On July 1, 2021, the Organization for Economic Cooperation and Development (OECD) announced that 130 countries had signed on to an agreement to institute a global minimum tax rate of 15% on multinational corporations. This followed a June announcement from the Group of 7 (G7), an organization of seven of the world’s highest performing economies, that they had agreed to a similar global minimum corporate tax rate and would seek the buy-in of other nations. An arrangement without precedent, the agreement has the potential to reshape the relationship between multinational corporations and sovereign states.
The current global corporate taxation regime is, put bluntly, a free-for-all in which massive advantages are accrued to multinational corporations at the expense of national governments and citizens of nations across the world. In the aftermath of the deregulatory blitz of the 1980s, countries have engaged in what United States Treasury Secretary Janet Yellen has called a “thirty-year race to the bottom,” wherein nations have lowered their corporate tax rates in order to attract the business of multinational corporations and their subsidiaries. Tax havens, countries which impose shockingly low corporate tax rates either by law or through shady legal practices, have sprung up among developing countries (e.g. Bermuda and Panama) and developed countries (e.g. Ireland and the Netherlands) alike. At the same time, the tax codes of rich countries like the United States are riddled with loopholes that allow domestically-headquartered corporations to shift profits into tax havens, dodging their own higher statutory tax rates.
The result is that the nations of the world are losing massive amounts of revenue to corporations, with estimates ranging as high as hundreds of billions of dollars globally per year, exacerbating economic inequality within their own borders. If sovereign states attempt to unilaterally rein in the evasive behavior of corporations, corporations can credibly threaten to pack up their domestic operations and move them to another country with a friendlier corporate tax regime.
The new OECD framework, however, is centered around a “top-up tax,” which means that companies using tax havens would have to pay their home country the difference between the rate of the tax haven country and the 15% rate. For example, a US company using Ireland as a tax haven, which has a corporate tax rate of 12.5%, would be subject to an additional 2.5% tax in America, establishing a minimum amount of tax that cannot be avoided.
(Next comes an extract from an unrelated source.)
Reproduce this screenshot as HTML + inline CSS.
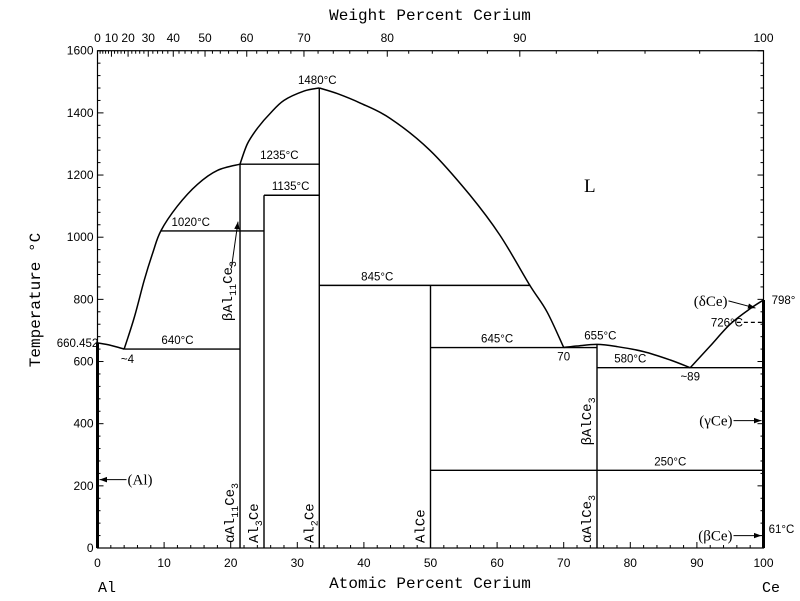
<!DOCTYPE html>
<html><head><meta charset="utf-8"><style>
body{margin:0;background:#fff;}
svg{display:block;font-family:"Liberation Sans",sans-serif;}
.m{font-family:"Liberation Mono",monospace;}
.s{font-family:"Liberation Serif",serif;}
</style></head><body>
<svg id="c" width="800" height="601" viewBox="0 0 800 601"></svg>
<script>
const xTicks=[0,10,20,30,40,50,60,70,80,90,100];
const yTicks=[0,200,400,600,800,1000,1200,1400,1600];
const wtTicks=[0,10,20,30,40,50,60,70,80,90,100];
const liqAl=[[0,660],[2,652],[4,640]];
const liqLeft=[[4,640],[5.5,740],[7,860],[8.3,950],[9.5,1020],[12,1100],[15,1170],[18,1215],[21.4,1235]];
const liqMid=[[21.4,1235],[22.5,1300],[24,1350],[26,1400],[28,1440],[31,1470],[33.3,1480]];
const liqRight=[[33.3,1480],[36,1462],[39.4,1432],[43.9,1383],[49.9,1280],[55.9,1136],[60.4,1007],[64.9,846],[67.5,760],[70,645]];
const liqAlCe3=[[70,645],[72,650],[75,655],[78,648],[82,632],[86,605],[89,580]];
const liqCe=[[89,580],[92,650],[95,720],[98,770],[100,798]];
const horiz=[[4,21.4,640],[9.5,25,1020],[21.4,33.3,1235],[25,33.3,1135],[33.3,65,845],[50,75,645],[75,100,580],[50,100,250]];
const vert=[[21.4,1235],[25,1135],[33.3,1480],[50,845],[75,655]];
const X=a=>97.5+a*6.66, Y=t=>548-t*0.3108;
const NS="http://www.w3.org/2000/svg", svg=document.getElementById('c');
function el(tag,attrs,txt){const e=document.createElementNS(NS,tag);for(const k in attrs)e.setAttribute(k,attrs[k]);if(txt!==undefined)e.textContent=txt;svg.appendChild(e);return e;}
function wtToAt(w){if(w>=100)return 100;const a=w/140.12,b=(100-w)/26.98;return 100*a/(a+b);}
function smooth(c){const p=c.map(q=>[X(q[0]),Y(q[1])]);let d='M'+p[0][0].toFixed(1)+','+p[0][1].toFixed(1);
 for(let i=0;i<p.length-1;i++){const p0=p[Math.max(0,i-1)],p1=p[i],p2=p[i+1],p3=p[Math.min(p.length-1,i+2)];
 const c1=[p1[0]+(p2[0]-p0[0])/6,p1[1]+(p2[1]-p0[1])/6],c2=[p2[0]-(p3[0]-p1[0])/6,p2[1]-(p3[1]-p1[1])/6];
 d+=`C${c1[0].toFixed(1)},${c1[1].toFixed(1)} ${c2[0].toFixed(1)},${c2[1].toFixed(1)} ${p2[0].toFixed(1)},${p2[1].toFixed(1)}`;}
 return d;}
let f=el('rect',{x:X(0),y:Y(1600),width:X(100)-X(0),height:Y(0)-Y(1600),fill:'none',stroke:'#000','stroke-width':1.2});


for(let i=0;i<=100;i+=2){const l=i%10==0?6:3;
 let t=el('line',{x1:X(i),x2:X(i),y1:Y(0),y2:Y(0)-l,stroke:'#000'});
 
 }
for(let v=0;v<=1600;v+=40){const l=v%200==0?6:3;
 let t=el('line',{x1:X(0),x2:X(0)+l,y1:Y(v),y2:Y(v),stroke:'#000'});
 
 
 let t2=el('line',{x1:X(100),x2:X(100)-l,y1:Y(v),y2:Y(v),stroke:'#000'});
 
 }
for(let w=0;w<=100;w+=2){const l=w%10==0?6:3;
 let t=el('line',{x1:X(wtToAt(w)),x2:X(wtToAt(w)),y1:Y(1600),y2:Y(1600)+l,stroke:'#000'});
 
 }
xTicks.forEach(v=>{let t=el('text',{x:X(v),y:567,'font-size':12,'text-anchor':'middle'},v);
 
 });
yTicks.forEach(v=>{let t=el('text',{x:X(0)-4,y:Y(v)+4,'font-size':12,'text-anchor':'end'},v);
 
 });
wtTicks.forEach(v=>{let t=el('text',{x:X(wtToAt(v)),y:42,'font-size':12,'text-anchor':'middle'},v);
 
 });
[liqAl,liqLeft,liqMid,liqRight,liqAlCe3,liqCe].forEach(c=>{
 let p=el('path',{d:smooth(c),fill:'none',stroke:'#000','stroke-width':1.5,'stroke-linejoin':'round'});
 
 });
horiz.forEach(h=>{let l=el('line',{x1:X(h[0]),x2:X(h[1]),y1:Y(h[2]),y2:Y(h[2]),stroke:'#000','stroke-width':1.4});
 
 });
vert.forEach(v=>{let l=el('line',{x1:X(v[0]),x2:X(v[0]),y1:Y(0),y2:Y(v[1]),stroke:'#000','stroke-width':1.4});
 
 });
let d=el('line',{x1:X(96),x2:X(100),y1:Y(726),y2:Y(726),stroke:'#000','stroke-width':1.3,'stroke-dasharray':'4,3'});


let a1=el('line',{x1:X(0),x2:X(0),y1:Y(0),y2:Y(660),stroke:'#000','stroke-width':3});


let a2=el('line',{x1:X(100),x2:X(100),y1:Y(0),y2:Y(798),stroke:'#000','stroke-width':3});


const labels=[[X(4.5)+50,Y(640)-5,'640°C'],[X(14),Y(1020)-5,'1020°C'],[X(27.3),Y(1235)-5,'1235°C'],[X(29),Y(1135)-5,'1135°C'],[X(33.3)-2,Y(1480)-4,'1480°C'],[X(42),Y(845)-5,'845°C'],[X(60),Y(645)-5,'645°C'],[X(75.5),Y(655)-5,'655°C'],[X(80),Y(580)-5,'580°C'],[X(86),Y(250)-5,'250°C'],[X(70),Y(645)+13,'70'],[X(89),Y(580)+13,'~89'],[X(4.5),Y(640)+14,'~4'],[X(94.5),Y(726)+4,'726°C'],[X(100)+20,Y(798)+4,'798°'],[X(100)+18,Y(61)+4,'61°C'],[X(0)-20,Y(660)+4,'660.452']];
labels.forEach(l=>{let t=el('text',{x:l[0],y:l[1],'font-size':11.5,'text-anchor':'middle'},l[2]);
 
 });
let L=el('text',{x:584,y:192,'font-size':19,'class':'s'},'L');


const phases=[[X(0)+30,Y(220)+5,'(Al)','start'],[X(100)-31,Y(410)+5,'(γCe)','end'],[X(100)-31,Y(40)+5,'(βCe)','end'],[X(100)-36,Y(795)+5,'(δCe)','end']];
phases.forEach(p=>{let t=el('text',{x:p[0],y:p[1],'font-size':15,'text-anchor':p[3],'class':'s'},p[2]);
 
 });
const arrows=[[X(0)+29,Y(220),X(0)+2,Y(220)],[X(100)-30,Y(410),X(100)-2,Y(410)],[X(100)-30,Y(40),X(100)-2,Y(40)],[X(100)-35,Y(795),X(98.8),Y(772)],[X(21)-6,Y(900),X(21.4)-2,Y(1050)]];
arrows.forEach(a=>{let l=el('line',{x1:a[0],y1:a[1],x2:a[2],y2:a[3],stroke:'#000'});
 
 
 const ang=Math.atan2(a[3]-a[1],a[2]-a[0]),s=8;
 let h=el('polygon',{points:`${a[2]},${a[3]} ${a[2]-s*Math.cos(ang-0.35)},${a[3]-s*Math.sin(ang-0.35)} ${a[2]-s*Math.cos(ang+0.35)},${a[3]-s*Math.sin(ang+0.35)}`,fill:'#000'});
 
 });
const vlabels=[[X(21.4)-6,Y(0)-5,'αAl','11','Ce','3'],[X(25)-6,Y(0)-5,'Al','3','Ce',''],[X(33.3)-6,Y(0)-5,'Al','2','Ce',''],[X(50)-6,Y(0)-5,'AlCe','','',''],[X(75)-6,Y(0)-5,'αAlCe','3','',''],[X(75)-6,Y(330),'βAlCe','3','',''],[X(21.4)-8,Y(730),'βAl','11','Ce','3']];
vlabels.forEach(v=>{let t=el('text',{x:v[0],y:v[1],'font-size':14,transform:`rotate(-90 ${v[0]} ${v[1]})`,'class':'m'});
 
 
 [[v[2],0],[v[3],1],[v[4],0],[v[5],1]].forEach(s=>{if(!s[0])return;const sp=document.createElementNS(NS,'tspan');sp.textContent=s[0];if(s[1]){sp.setAttribute('font-size','10');sp.setAttribute('dy','4');}else{sp.setAttribute('dy', t.childNodes.length?'-4':'0');}t.appendChild(sp);});});
let xt=el('text',{x:430,y:588,'font-size':16,'text-anchor':'middle','class':'m'},'Atomic Percent Cerium');


let wt=el('text',{x:430,y:20,'font-size':16,'text-anchor':'middle','class':'m'},'Weight Percent Cerium');


let yt=el('text',{x:40,y:300,'font-size':16,'text-anchor':'middle','class':'m',transform:'rotate(-90 40 300)'},'Temperature °C');


let al=el('text',{x:98,y:592,'font-size':15,'class':'m'},'Al');


let ce=el('text',{x:762,y:592,'font-size':15,'class':'m'},'Ce');


</script>
</body></html>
The genius of the new agreement is that it allows corporations to continue their international business operations while also leveraging international cooperation to re-assert the power of the nation-state in holding the economic elite accountable. As the world grows smaller and more integrated in the wake of globalization, it is more important than ever that democratic nations do not allow unaccountable actors to subvert the authority of the people, even–especially–in international affairs. While this new agreement faces myriad challenges with respect to enforcement mechanisms and pushback from corporations, it is a crucial step in the right direction.